A copyright infringement lawsuit against Megan Thee Stallion, Cardi B, and others has been dismissed by a federal judge who denies the claim that certain NSFW terms in songs, like "WAP" and "Thot Shit," were copied from the plaintiff.
U.S. District Judge Andrew L. Carter wrote in his dismissal, obtained by legal affairs journalist Meghann Cuniff, that use of the phrase "pussy so wet" is "neither original or unique to the Plaintiff," as this expression is "employed frequently in popular culture and other Hip-Hop songs."
In the suit, Denise Jones, who performs under the stage name Necey X, alleges she created the song "Grab Em by the Pussy" on Dec. 8, 2019 following a failed partnership on an assisted living center with Mathew Thorpe. Jones claims she severed ties with Thorpe because he "couldn't hold up his end of the contract."
Jones, who was representing herself, alleges Thorpe is the father of Jorden Thorpe, who is also named in the lawsuit. Even though the suit spells his first name as Jorden, she's apparently referencing Megan's ex-boyfriend Pardison Fontaine by his real name.
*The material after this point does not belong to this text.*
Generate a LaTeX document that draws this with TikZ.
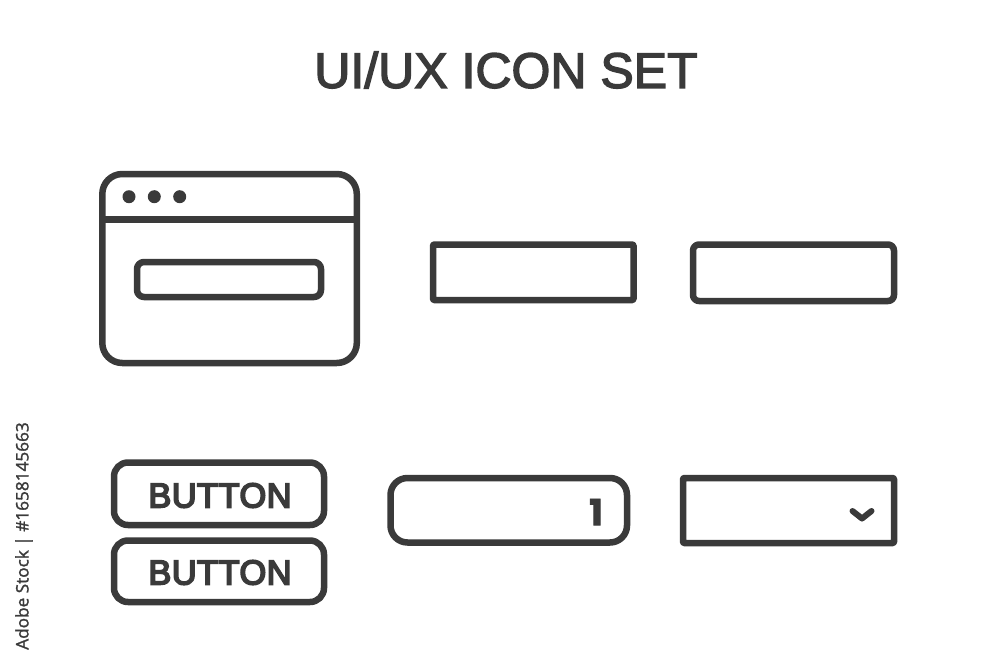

A footnote in the dismissal acknowledges the defendants' argument that Jones was not dealing with Pardi's actual father, but accepted the claim as truthful since it's "required for the purposes of this motion."
As you may have noticed, her lines and the ones that were allegedly copied are almost never similar.
The judge made note of that in his dismissal, pointing out that the phrases are "plainly different" and even if two words were identical, someone "cannot exercise a monopoly over this two-word phrase."
Jones accuses Megan and Cardi of copying lines from her song and using them in "WAP" and "Thot Shit." For example, her line reads, “pussy so wet I got that n***a wild'n," while the bar in "WAP" is “it’s that WAP, WAP, it’s some wet ass pussy."
Another example is her line, “I got that n***a wild’n,” which she claims was used for “why you in the club with n***as wildin'” in “Thot Shit.”
Here's a rundown of the other lines she claims were taken from her.
Jones also alleges Megan and Cardi, along with the other defendants named in the suit, were mocking her with "WAP" since the cover art and song title were inspired by the 1997 film B.A.P.S. The perceived slight was taken from Jones' claim that her stage name is based off Halle Berry's character Nisi in the movie.
In other Cardi B and Megan Thee Stallion news, the two are reuniting for the new single "Bongos" this Friday.